======== Provided material ========
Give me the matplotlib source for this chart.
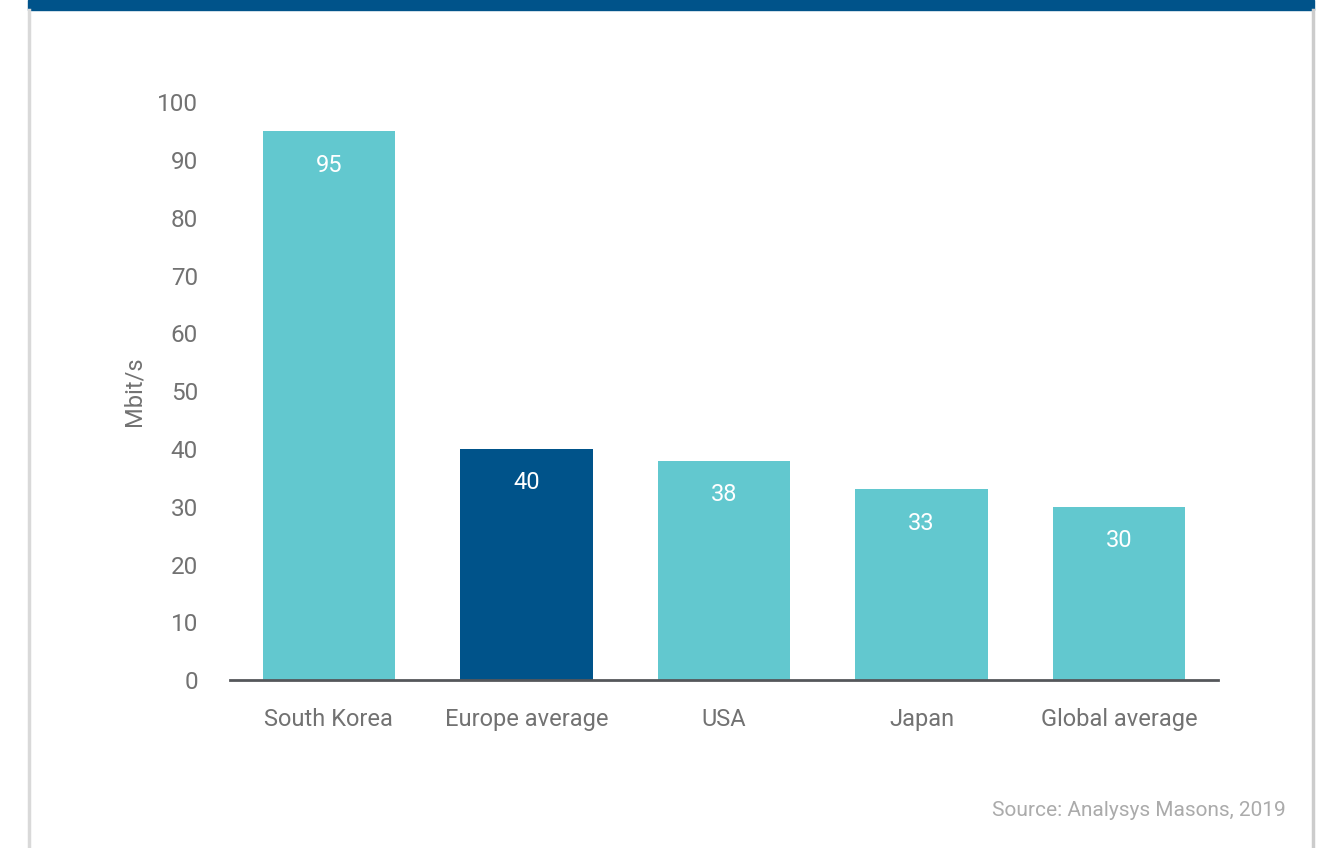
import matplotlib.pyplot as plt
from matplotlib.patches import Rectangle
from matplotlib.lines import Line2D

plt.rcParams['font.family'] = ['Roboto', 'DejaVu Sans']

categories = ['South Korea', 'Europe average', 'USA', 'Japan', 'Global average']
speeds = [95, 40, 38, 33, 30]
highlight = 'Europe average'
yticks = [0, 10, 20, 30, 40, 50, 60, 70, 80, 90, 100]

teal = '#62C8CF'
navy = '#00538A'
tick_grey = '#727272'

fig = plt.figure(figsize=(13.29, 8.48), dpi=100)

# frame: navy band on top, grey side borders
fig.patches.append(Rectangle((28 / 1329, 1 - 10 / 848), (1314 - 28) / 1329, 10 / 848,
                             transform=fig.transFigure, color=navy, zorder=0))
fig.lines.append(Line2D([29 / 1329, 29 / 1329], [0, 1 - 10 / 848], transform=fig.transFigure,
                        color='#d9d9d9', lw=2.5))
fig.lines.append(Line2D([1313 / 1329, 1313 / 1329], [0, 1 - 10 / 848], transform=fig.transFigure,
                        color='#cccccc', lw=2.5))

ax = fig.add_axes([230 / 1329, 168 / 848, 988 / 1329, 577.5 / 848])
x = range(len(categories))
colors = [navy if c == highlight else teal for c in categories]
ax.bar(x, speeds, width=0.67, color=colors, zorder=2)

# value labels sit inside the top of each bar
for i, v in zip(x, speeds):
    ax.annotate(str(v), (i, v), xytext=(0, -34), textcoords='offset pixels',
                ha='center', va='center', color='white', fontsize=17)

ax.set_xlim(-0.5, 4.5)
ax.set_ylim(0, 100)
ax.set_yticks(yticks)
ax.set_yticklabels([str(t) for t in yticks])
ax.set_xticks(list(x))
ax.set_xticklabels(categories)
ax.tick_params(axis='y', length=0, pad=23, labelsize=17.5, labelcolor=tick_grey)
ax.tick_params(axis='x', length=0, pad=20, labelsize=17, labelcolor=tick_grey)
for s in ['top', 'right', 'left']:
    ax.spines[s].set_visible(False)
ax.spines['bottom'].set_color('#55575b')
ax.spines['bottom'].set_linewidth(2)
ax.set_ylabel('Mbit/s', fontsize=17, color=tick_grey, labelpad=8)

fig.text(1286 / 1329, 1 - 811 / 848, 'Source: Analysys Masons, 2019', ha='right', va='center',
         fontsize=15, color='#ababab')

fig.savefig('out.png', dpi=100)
========
- Instruction: Find all the lines containing "matplotlib" in the material, then copy them.

- Output below:
Give me the matplotlib source for this chart.
import matplotlib.pyplot as plt
from matplotlib.patches import Rectangle
from matplotlib.lines import Line2D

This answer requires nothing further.